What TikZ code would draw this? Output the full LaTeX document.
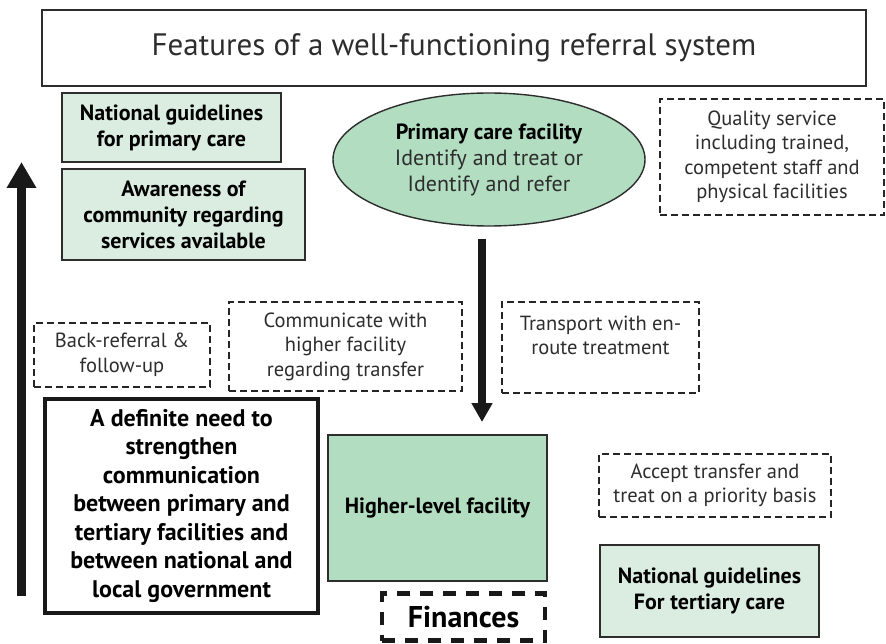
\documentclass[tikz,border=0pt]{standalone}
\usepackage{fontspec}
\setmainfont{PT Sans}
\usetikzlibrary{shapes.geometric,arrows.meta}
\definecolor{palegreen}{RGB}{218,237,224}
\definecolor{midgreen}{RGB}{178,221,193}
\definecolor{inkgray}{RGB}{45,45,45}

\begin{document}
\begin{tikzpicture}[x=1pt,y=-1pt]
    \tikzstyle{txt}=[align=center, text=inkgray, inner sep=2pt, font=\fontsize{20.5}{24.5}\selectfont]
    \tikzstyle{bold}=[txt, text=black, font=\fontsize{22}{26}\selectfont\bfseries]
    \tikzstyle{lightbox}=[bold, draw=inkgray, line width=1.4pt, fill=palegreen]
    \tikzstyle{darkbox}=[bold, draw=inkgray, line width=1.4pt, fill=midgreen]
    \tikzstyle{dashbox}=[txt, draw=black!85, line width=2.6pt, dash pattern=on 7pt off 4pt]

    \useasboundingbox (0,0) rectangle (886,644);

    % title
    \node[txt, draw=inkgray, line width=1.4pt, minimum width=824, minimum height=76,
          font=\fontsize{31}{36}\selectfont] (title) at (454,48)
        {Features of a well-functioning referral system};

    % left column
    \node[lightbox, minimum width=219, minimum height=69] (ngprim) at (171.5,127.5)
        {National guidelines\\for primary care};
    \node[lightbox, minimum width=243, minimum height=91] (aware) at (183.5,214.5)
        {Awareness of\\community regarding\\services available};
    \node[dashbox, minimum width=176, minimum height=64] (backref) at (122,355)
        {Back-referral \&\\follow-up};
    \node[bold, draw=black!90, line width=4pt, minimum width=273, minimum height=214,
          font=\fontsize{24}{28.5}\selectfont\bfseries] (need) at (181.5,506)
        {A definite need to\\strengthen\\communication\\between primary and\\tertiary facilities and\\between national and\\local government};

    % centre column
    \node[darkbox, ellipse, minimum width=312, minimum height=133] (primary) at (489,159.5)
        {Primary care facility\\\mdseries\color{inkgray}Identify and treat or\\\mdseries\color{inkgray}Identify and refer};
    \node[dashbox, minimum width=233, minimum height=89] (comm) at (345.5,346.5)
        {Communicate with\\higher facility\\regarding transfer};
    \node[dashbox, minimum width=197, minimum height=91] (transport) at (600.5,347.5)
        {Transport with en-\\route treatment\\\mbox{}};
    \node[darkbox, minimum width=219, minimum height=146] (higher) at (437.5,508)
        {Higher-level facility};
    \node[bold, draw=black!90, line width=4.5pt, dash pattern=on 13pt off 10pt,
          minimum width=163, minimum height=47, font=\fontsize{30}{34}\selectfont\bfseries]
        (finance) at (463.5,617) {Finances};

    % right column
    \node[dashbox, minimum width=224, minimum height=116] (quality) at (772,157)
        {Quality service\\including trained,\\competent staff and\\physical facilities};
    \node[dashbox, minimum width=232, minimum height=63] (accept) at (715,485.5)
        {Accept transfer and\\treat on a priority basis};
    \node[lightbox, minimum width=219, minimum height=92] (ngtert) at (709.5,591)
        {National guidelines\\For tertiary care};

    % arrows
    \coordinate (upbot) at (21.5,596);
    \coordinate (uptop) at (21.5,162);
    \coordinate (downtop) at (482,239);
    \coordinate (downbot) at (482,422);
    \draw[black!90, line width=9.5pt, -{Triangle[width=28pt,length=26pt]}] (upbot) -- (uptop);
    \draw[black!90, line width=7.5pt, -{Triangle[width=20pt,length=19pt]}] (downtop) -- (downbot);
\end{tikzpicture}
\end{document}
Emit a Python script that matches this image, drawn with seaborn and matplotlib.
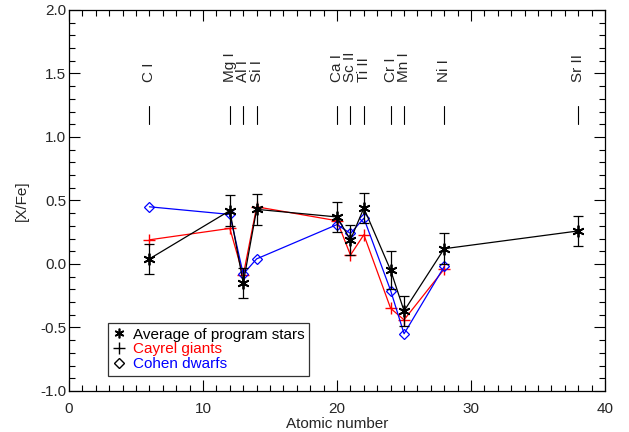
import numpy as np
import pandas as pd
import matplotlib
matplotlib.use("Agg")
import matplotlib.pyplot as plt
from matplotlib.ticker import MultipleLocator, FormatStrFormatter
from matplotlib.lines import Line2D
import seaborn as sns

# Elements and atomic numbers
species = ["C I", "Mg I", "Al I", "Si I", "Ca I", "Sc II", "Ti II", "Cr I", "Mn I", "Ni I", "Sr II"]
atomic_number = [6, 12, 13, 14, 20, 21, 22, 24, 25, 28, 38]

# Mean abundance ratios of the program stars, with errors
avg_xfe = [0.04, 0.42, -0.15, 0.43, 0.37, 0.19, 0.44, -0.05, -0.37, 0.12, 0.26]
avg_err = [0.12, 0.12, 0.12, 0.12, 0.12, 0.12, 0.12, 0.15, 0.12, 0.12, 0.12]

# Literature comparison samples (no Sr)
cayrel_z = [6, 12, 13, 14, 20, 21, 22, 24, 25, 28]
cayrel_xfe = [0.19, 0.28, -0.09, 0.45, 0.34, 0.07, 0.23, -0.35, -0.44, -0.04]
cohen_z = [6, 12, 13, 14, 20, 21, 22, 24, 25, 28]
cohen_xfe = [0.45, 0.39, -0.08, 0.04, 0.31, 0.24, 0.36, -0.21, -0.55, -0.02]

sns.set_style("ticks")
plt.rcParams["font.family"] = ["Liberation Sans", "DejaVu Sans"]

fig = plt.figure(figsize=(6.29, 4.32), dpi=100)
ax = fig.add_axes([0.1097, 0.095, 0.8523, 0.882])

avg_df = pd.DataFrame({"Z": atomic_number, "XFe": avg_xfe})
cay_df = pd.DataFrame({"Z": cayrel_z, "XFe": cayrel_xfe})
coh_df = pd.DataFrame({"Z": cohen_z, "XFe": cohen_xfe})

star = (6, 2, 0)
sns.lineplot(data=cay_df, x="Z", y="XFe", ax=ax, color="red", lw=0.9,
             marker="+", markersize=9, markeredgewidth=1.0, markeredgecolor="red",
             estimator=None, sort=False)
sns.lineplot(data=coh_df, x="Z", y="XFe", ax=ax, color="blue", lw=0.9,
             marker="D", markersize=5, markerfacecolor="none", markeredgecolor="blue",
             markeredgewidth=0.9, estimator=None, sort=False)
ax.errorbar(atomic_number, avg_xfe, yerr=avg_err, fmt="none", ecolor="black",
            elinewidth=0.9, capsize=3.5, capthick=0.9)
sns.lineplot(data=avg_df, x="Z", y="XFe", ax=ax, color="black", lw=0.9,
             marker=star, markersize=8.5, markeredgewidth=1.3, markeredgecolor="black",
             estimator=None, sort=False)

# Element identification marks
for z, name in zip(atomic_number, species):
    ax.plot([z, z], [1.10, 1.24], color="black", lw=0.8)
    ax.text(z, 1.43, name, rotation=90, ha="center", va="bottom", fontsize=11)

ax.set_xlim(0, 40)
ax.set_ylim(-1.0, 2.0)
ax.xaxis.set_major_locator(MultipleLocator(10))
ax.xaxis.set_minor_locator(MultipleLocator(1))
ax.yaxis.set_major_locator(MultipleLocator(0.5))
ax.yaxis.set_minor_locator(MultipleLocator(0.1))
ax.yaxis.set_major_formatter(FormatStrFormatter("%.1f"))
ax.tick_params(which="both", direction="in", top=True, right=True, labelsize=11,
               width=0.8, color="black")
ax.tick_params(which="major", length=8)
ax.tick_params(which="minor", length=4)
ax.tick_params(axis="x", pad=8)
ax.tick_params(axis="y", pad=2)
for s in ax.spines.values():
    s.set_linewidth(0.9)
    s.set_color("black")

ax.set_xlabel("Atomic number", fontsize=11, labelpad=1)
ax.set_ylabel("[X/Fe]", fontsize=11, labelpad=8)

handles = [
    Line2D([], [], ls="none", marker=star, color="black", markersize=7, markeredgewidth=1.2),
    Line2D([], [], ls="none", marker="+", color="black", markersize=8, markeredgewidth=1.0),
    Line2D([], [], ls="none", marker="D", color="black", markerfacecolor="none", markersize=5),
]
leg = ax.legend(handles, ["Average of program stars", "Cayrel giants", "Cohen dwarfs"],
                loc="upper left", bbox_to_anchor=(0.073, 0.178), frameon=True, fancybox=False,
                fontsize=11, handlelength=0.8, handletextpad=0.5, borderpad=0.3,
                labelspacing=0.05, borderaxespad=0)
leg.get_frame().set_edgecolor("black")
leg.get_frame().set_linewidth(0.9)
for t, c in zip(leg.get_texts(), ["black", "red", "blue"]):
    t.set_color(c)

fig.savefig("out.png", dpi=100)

- THE REQUEST: Give again, word for word, only the lines starting at the line with "Emit a Python" and ending at the line with "0.12, 0.12, 0.12]", keeping both end lines; pictures stay out.

- RESULT FOR THIS EXERCISE:
Emit a Python script that matches this image, drawn with seaborn and matplotlib.
import numpy as np
import pandas as pd
import matplotlib
matplotlib.use("Agg")
import matplotlib.pyplot as plt
from matplotlib.ticker import MultipleLocator, FormatStrFormatter
from matplotlib.lines import Line2D
import seaborn as sns

# Elements and atomic numbers
species = ["C I", "Mg I", "Al I", "Si I", "Ca I", "Sc II", "Ti II", "Cr I", "Mn I", "Ni I", "Sr II"]
atomic_number = [6, 12, 13, 14, 20, 21, 22, 24, 25, 28, 38]

# Mean abundance ratios of the program stars, with errors
avg_xfe = [0.04, 0.42, -0.15, 0.43, 0.37, 0.19, 0.44, -0.05, -0.37, 0.12, 0.26]
avg_err = [0.12, 0.12, 0.12, 0.12, 0.12, 0.12, 0.12, 0.15, 0.12, 0.12, 0.12]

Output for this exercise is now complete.